## Begin

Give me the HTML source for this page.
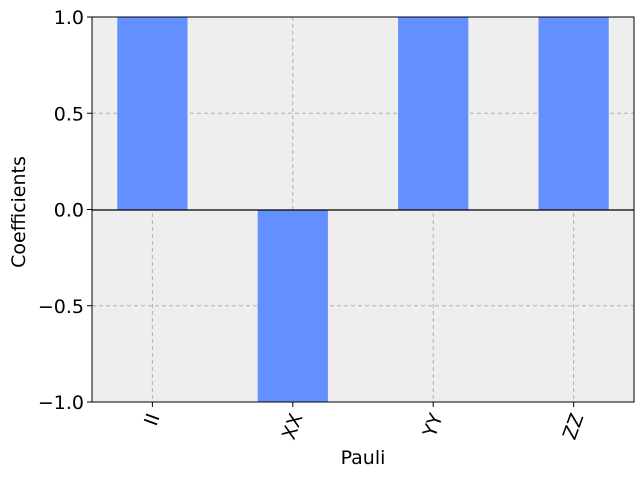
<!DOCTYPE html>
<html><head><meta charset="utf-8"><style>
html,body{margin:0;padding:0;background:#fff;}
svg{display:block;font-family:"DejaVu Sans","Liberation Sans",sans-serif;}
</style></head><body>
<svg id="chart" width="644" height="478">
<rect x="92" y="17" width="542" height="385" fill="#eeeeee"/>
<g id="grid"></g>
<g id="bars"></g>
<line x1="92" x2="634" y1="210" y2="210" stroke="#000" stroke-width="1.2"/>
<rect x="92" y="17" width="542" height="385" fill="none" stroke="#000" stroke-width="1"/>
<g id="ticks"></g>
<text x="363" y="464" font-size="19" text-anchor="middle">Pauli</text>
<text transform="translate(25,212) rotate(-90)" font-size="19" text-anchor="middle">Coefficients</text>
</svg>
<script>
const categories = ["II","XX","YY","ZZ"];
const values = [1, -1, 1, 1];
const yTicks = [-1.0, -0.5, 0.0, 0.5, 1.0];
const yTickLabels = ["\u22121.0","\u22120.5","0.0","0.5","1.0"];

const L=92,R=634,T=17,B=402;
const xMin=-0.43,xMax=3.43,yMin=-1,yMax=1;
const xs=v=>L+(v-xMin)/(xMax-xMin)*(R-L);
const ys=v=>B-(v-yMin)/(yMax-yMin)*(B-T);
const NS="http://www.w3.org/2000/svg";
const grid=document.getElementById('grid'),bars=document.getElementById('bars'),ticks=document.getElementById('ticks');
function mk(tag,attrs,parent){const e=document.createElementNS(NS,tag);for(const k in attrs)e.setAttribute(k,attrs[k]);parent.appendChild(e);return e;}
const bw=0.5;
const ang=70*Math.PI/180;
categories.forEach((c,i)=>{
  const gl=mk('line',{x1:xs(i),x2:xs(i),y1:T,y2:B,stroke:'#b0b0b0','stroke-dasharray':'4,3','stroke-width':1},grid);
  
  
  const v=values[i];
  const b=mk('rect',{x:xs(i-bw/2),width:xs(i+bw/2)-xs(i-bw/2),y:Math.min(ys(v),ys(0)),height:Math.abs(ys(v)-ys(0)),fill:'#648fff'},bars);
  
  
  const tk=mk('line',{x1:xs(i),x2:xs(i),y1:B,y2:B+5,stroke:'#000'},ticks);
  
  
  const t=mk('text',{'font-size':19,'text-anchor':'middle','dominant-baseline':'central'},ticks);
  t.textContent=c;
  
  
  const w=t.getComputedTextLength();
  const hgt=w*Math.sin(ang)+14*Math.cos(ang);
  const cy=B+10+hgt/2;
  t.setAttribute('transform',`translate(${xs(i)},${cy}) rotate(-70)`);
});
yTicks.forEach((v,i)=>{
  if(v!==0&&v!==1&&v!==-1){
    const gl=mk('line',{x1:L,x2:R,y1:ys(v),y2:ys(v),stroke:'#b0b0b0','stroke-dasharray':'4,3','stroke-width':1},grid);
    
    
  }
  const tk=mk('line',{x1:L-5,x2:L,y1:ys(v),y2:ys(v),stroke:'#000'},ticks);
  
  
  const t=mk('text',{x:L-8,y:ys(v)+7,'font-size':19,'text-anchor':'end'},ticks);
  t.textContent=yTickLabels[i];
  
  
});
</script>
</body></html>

## End

__JOB__. Please reproduce the listing exactly from its opening line through the line that contains "t.textContent=c;", both included, with all pictures omitted.

__SOLUTION BELOW__.
Give me the HTML source for this page.
<!DOCTYPE html>
<html><head><meta charset="utf-8"><style>
html,body{margin:0;padding:0;background:#fff;}
svg{display:block;font-family:"DejaVu Sans","Liberation Sans",sans-serif;}
</style></head><body>
<svg id="chart" width="644" height="478">
<rect x="92" y="17" width="542" height="385" fill="#eeeeee"/>
<g id="grid"></g>
<g id="bars"></g>
<line x1="92" x2="634" y1="210" y2="210" stroke="#000" stroke-width="1.2"/>
<rect x="92" y="17" width="542" height="385" fill="none" stroke="#000" stroke-width="1"/>
<g id="ticks"></g>
<text x="363" y="464" font-size="19" text-anchor="middle">Pauli</text>
<text transform="translate(25,212) rotate(-90)" font-size="19" text-anchor="middle">Coefficients</text>
</svg>
<script>
const categories = ["II","XX","YY","ZZ"];
const values = [1, -1, 1, 1];
const yTicks = [-1.0, -0.5, 0.0, 0.5, 1.0];
const yTickLabels = ["\u22121.0","\u22120.5","0.0","0.5","1.0"];

const L=92,R=634,T=17,B=402;
const xMin=-0.43,xMax=3.43,yMin=-1,yMax=1;
const xs=v=>L+(v-xMin)/(xMax-xMin)*(R-L);
const ys=v=>B-(v-yMin)/(yMax-yMin)*(B-T);
const NS="http://www.w3.org/2000/svg";
const grid=document.getElementById('grid'),bars=document.getElementById('bars'),ticks=document.getElementById('ticks');
function mk(tag,attrs,parent){const e=document.createElementNS(NS,tag);for(const k in attrs)e.setAttribute(k,attrs[k]);parent.appendChild(e);return e;}
const bw=0.5;
const ang=70*Math.PI/180;
categories.forEach((c,i)=>{
  const gl=mk('line',{x1:xs(i),x2:xs(i),y1:T,y2:B,stroke:'#b0b0b0','stroke-dasharray':'4,3','stroke-width':1},grid);
  
  
  const v=values[i];
  const b=mk('rect',{x:xs(i-bw/2),width:xs(i+bw/2)-xs(i-bw/2),y:Math.min(ys(v),ys(0)),height:Math.abs(ys(v)-ys(0)),fill:'#648fff'},bars);
  
  
  const tk=mk('line',{x1:xs(i),x2:xs(i),y1:B,y2:B+5,stroke:'#000'},ticks);
  
  
  const t=mk('text',{'font-size':19,'text-anchor':'middle','dominant-baseline':'central'},ticks);
  t.textContent=c;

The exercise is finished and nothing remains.